One of the horses, an Arab stallion named Nivalis, had to be put down on site while a further two were put down several weeks later.
Mrs Skipper has written several equine books, including Understanding the Arabian Horse and Realise Your Horses’ True Potential, but RSPCA inspectors found that her own animals were sleeping in stables lined with more than 18 inches of dirty bedding and the couple had failed to get veterinary treatment for the horses’ ailments.
They both appeared before Darlington Magistrates’ Court yesterday where their defence lawyer, Ann Marie Gregory, pleaded that any ban should relate only to horses because there was no evidence that the couple had ever neglected their other animals.
Miss Gregory said: “These people are in their late 50s, early 60s and there is no suggestion that they have neglected any other animals.
“They have dogs and cats at home. I ask that they can keep the dogs and cats, bearing in mind it is the first offence and bearing in mind the difficulties they have had.”
The court had previously heard that Mr Skipper suffers from bipolar and post-traumatic stress disorder and that the couple were suffering from flu when the bedding became too difficult to clear out by hand.

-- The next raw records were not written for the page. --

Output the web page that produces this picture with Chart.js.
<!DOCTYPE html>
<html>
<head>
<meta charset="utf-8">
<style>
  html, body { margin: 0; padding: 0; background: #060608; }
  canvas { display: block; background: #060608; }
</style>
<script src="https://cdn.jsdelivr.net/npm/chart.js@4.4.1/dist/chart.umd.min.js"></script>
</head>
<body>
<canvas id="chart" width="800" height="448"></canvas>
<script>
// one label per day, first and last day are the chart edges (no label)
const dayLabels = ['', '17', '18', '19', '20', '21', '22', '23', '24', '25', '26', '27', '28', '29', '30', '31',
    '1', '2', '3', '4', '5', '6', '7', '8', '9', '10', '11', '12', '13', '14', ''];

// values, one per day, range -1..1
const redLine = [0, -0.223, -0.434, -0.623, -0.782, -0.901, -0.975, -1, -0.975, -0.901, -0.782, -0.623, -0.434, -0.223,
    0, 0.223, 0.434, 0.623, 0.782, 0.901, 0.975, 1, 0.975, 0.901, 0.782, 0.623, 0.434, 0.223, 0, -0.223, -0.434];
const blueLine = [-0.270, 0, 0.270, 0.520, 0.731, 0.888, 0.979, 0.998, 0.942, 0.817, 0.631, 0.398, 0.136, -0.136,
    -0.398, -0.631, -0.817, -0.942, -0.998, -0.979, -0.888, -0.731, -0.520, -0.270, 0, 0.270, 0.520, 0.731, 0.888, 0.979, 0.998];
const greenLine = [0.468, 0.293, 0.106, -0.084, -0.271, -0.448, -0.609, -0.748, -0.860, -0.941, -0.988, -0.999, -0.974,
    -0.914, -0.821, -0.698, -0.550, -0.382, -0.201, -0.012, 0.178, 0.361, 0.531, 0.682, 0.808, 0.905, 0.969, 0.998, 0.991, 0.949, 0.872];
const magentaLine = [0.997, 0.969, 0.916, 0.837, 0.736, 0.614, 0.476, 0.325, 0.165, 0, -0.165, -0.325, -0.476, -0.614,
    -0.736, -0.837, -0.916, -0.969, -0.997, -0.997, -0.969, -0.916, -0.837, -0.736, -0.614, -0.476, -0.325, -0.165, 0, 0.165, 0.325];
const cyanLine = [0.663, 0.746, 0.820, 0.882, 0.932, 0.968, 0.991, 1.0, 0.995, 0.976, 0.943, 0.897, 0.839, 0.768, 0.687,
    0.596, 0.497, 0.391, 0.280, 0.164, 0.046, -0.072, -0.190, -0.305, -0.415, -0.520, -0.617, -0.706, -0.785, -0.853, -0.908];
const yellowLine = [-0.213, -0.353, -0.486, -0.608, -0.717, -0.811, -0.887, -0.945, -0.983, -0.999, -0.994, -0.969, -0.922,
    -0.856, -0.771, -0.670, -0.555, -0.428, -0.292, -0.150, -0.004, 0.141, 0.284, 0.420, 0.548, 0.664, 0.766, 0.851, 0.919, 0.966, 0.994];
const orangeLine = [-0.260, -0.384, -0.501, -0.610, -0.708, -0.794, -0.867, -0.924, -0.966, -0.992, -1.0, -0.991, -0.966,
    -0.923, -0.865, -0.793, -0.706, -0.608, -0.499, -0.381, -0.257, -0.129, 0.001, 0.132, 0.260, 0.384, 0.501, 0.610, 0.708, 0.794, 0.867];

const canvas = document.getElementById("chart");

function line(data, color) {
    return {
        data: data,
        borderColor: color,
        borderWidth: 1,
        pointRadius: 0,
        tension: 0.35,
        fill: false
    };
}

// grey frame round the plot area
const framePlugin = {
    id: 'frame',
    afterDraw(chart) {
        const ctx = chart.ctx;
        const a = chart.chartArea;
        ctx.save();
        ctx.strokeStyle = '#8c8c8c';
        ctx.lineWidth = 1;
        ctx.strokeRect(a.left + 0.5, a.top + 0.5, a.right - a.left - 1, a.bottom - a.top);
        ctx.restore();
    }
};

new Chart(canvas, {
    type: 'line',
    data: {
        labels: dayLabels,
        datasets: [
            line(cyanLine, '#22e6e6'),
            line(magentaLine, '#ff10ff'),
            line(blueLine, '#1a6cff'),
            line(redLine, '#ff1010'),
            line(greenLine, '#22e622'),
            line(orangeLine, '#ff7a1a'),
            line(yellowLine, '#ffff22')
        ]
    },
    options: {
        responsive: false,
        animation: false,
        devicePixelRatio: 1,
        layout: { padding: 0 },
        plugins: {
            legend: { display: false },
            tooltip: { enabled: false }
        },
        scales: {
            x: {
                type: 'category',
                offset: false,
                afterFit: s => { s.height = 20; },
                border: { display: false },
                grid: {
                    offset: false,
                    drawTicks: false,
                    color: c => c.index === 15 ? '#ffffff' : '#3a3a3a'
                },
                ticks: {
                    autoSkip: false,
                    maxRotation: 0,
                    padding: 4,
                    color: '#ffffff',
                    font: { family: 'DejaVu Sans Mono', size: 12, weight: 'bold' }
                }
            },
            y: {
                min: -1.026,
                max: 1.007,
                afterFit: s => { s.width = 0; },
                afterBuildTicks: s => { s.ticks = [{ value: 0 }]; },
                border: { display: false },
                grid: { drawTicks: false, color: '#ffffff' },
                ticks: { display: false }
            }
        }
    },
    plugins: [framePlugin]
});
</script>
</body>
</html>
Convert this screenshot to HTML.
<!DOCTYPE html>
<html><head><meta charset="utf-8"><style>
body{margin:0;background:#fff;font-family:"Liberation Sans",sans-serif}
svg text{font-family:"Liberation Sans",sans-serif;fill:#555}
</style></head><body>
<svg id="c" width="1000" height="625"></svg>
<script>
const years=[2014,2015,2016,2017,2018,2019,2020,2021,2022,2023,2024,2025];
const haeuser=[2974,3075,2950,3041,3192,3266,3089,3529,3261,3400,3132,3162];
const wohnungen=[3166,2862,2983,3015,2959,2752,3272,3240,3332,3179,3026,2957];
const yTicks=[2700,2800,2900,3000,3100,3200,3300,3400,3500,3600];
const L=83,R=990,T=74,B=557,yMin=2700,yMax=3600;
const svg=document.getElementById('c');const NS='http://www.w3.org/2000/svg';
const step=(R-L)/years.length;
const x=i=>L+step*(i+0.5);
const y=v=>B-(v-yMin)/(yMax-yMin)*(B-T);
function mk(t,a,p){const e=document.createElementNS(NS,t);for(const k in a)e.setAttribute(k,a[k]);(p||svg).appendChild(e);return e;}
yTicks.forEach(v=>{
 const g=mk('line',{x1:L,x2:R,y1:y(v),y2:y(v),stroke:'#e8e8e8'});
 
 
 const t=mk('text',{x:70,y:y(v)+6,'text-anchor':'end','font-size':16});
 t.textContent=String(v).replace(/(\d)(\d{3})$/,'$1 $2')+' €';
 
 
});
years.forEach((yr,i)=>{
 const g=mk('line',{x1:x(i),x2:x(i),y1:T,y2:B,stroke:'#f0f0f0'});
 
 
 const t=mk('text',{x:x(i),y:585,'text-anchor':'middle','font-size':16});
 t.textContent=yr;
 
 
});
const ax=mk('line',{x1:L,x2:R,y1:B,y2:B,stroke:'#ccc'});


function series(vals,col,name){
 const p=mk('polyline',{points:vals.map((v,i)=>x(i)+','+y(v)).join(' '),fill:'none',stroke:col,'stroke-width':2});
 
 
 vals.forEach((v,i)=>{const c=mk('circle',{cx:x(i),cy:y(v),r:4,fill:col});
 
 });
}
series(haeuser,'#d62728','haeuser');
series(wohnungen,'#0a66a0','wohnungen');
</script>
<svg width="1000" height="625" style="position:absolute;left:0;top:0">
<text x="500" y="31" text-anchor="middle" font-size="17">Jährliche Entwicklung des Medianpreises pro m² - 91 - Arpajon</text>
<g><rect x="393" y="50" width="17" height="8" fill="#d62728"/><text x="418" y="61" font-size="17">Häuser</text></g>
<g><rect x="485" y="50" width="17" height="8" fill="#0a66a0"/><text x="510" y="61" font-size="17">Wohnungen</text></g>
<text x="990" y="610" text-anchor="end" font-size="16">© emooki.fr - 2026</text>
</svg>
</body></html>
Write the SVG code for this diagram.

Presiding magistrate Les Abbott banned them from keeping horses indefinitely and imposed a deprivation order in favour of the RSPCA, meaning that a fourth horse will stay under the charity’s care. The couple were also ordered to pay £250 each towards court costs.
Speaking after the sentence, RSPCA inspector Ruth Coxon said: “We are really pleased with the sentencing.
We strove for a ban. That is what we took them to court for and that is what we have got.
“The fact that it is an indefinite ban is really good news to protect future animals from suffering in their hands.”